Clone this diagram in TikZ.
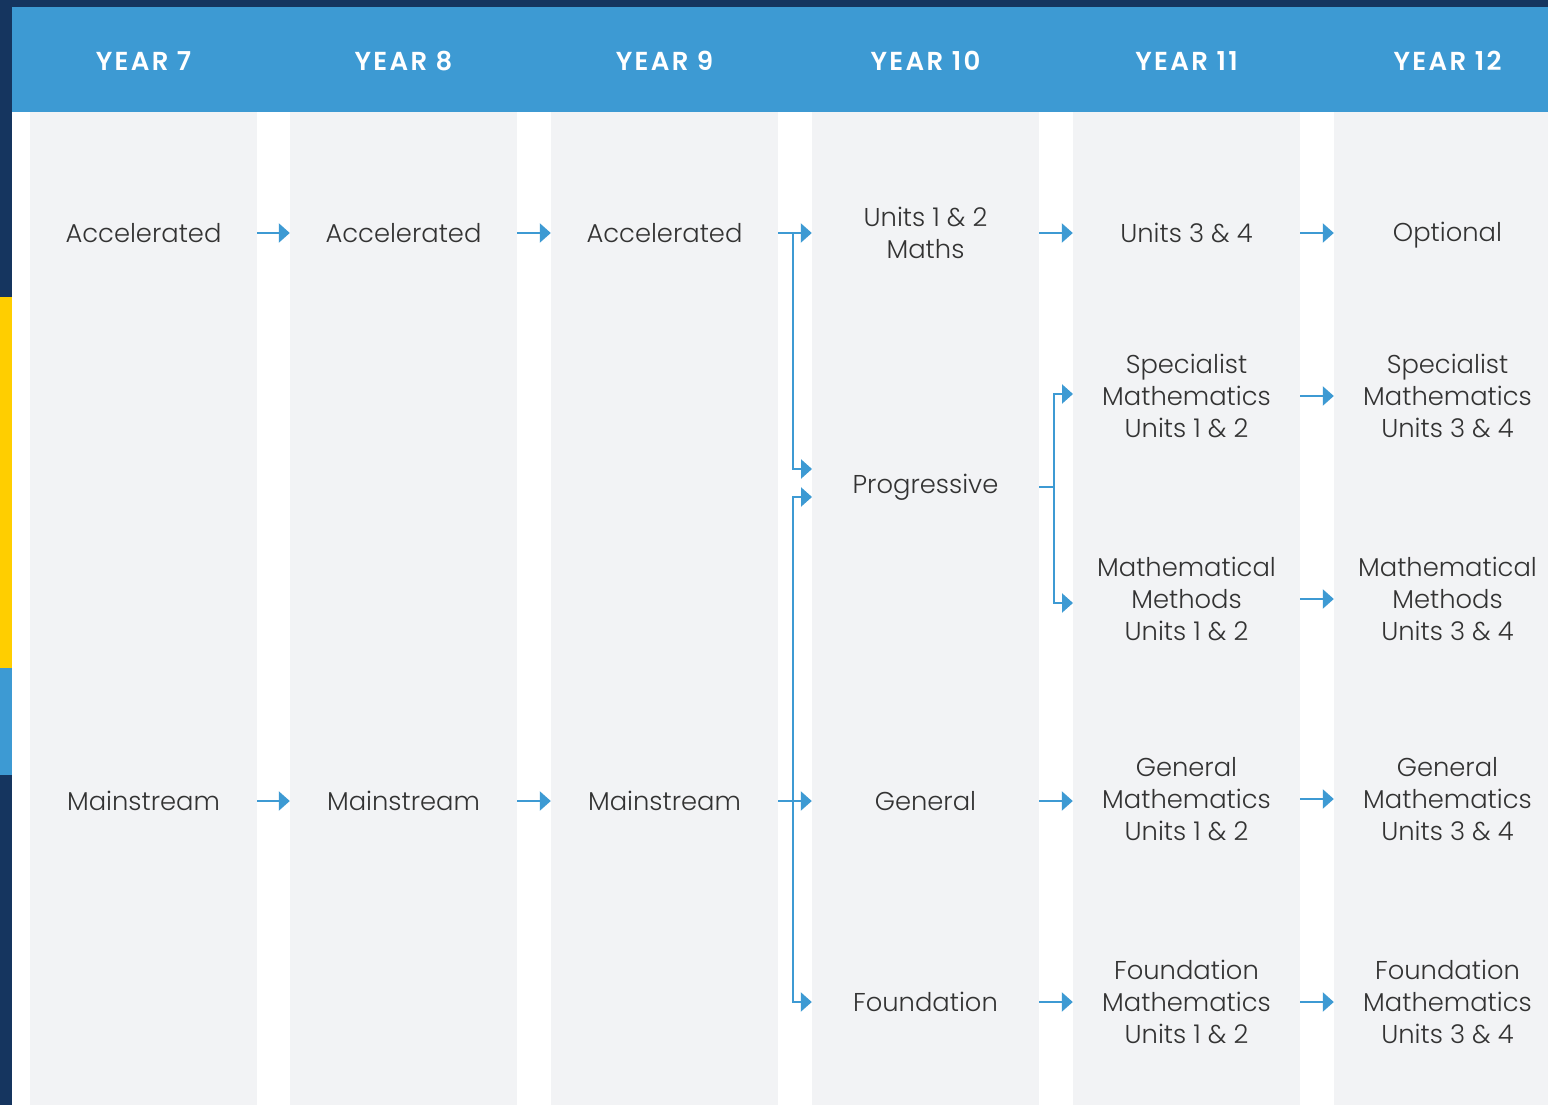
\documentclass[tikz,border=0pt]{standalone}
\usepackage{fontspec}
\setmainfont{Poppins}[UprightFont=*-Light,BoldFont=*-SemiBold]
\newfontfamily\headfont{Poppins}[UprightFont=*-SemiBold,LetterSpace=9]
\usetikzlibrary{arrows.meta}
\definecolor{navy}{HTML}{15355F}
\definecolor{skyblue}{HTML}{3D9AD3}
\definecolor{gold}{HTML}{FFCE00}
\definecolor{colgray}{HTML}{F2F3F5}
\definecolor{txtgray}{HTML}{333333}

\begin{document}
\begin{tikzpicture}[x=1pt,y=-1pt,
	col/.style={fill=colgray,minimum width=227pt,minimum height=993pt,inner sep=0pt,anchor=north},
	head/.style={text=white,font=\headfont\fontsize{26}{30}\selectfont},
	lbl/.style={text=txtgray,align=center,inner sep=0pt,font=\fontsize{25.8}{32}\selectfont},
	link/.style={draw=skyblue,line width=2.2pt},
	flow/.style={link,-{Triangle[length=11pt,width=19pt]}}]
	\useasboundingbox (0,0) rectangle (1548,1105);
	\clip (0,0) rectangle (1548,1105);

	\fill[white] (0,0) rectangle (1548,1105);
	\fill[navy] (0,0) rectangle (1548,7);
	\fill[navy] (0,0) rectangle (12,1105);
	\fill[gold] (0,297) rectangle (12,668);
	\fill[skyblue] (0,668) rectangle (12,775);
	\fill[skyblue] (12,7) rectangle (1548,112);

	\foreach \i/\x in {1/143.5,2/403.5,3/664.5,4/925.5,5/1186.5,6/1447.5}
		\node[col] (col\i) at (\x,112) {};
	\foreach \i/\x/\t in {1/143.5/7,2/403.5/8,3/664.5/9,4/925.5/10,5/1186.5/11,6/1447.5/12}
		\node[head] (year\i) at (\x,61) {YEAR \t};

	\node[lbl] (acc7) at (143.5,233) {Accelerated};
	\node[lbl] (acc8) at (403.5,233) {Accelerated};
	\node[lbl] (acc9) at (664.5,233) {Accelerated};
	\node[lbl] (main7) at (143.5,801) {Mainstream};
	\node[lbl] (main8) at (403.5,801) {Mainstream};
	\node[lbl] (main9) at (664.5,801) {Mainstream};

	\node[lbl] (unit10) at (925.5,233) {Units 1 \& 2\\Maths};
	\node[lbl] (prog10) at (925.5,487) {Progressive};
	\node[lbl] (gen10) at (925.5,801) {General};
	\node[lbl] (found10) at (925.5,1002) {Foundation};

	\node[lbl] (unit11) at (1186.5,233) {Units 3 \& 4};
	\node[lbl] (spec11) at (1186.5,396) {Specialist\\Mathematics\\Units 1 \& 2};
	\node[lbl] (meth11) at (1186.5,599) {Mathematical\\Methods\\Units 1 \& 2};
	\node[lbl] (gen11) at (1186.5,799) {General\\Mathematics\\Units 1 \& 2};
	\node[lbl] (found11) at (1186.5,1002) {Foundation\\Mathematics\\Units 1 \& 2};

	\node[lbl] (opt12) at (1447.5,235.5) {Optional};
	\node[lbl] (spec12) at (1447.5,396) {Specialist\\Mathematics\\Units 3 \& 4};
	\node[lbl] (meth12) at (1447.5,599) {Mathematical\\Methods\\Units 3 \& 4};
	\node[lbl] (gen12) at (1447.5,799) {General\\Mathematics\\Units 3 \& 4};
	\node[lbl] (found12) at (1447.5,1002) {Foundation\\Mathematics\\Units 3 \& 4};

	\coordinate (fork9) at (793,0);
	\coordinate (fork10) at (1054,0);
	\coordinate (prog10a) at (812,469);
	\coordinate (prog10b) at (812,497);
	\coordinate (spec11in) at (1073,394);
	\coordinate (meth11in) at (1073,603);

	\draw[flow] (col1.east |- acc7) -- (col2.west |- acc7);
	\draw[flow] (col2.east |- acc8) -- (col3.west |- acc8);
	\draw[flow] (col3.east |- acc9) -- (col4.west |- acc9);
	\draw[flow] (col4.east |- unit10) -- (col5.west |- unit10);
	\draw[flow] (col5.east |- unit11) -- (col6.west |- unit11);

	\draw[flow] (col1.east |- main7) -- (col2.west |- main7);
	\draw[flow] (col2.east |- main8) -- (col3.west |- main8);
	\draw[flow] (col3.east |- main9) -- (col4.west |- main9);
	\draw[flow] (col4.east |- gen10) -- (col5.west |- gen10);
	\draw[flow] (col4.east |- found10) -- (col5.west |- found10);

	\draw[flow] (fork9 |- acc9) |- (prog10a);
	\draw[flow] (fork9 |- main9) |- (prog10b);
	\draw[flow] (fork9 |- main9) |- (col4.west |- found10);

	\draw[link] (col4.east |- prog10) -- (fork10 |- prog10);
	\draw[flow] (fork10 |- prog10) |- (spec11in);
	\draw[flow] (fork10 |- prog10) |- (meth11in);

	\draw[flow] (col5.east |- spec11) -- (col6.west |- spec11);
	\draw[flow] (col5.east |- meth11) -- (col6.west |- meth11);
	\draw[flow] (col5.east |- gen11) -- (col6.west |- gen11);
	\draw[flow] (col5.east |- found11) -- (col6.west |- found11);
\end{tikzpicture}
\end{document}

- WHAT TO PRODUCE
Look at the listing and set down only the lines from its start through the line with "(year\i) at (\x,61)", word for word and without pictures.

- ANSWER TO THE EXERCISE
Clone this diagram in TikZ.
\documentclass[tikz,border=0pt]{standalone}
\usepackage{fontspec}
\setmainfont{Poppins}[UprightFont=*-Light,BoldFont=*-SemiBold]
\newfontfamily\headfont{Poppins}[UprightFont=*-SemiBold,LetterSpace=9]
\usetikzlibrary{arrows.meta}
\definecolor{navy}{HTML}{15355F}
\definecolor{skyblue}{HTML}{3D9AD3}
\definecolor{gold}{HTML}{FFCE00}
\definecolor{colgray}{HTML}{F2F3F5}
\definecolor{txtgray}{HTML}{333333}

\begin{document}
\begin{tikzpicture}[x=1pt,y=-1pt,
	col/.style={fill=colgray,minimum width=227pt,minimum height=993pt,inner sep=0pt,anchor=north},
	head/.style={text=white,font=\headfont\fontsize{26}{30}\selectfont},
	lbl/.style={text=txtgray,align=center,inner sep=0pt,font=\fontsize{25.8}{32}\selectfont},
	link/.style={draw=skyblue,line width=2.2pt},
	flow/.style={link,-{Triangle[length=11pt,width=19pt]}}]
	\useasboundingbox (0,0) rectangle (1548,1105);
	\clip (0,0) rectangle (1548,1105);

	\fill[white] (0,0) rectangle (1548,1105);
	\fill[navy] (0,0) rectangle (1548,7);
	\fill[navy] (0,0) rectangle (12,1105);
	\fill[gold] (0,297) rectangle (12,668);
	\fill[skyblue] (0,668) rectangle (12,775);
	\fill[skyblue] (12,7) rectangle (1548,112);

	\foreach \i/\x in {1/143.5,2/403.5,3/664.5,4/925.5,5/1186.5,6/1447.5}
		\node[col] (col\i) at (\x,112) {};
	\foreach \i/\x/\t in {1/143.5/7,2/403.5/8,3/664.5/9,4/925.5/10,5/1186.5/11,6/1447.5/12}
		\node[head] (year\i) at (\x,61) {YEAR \t};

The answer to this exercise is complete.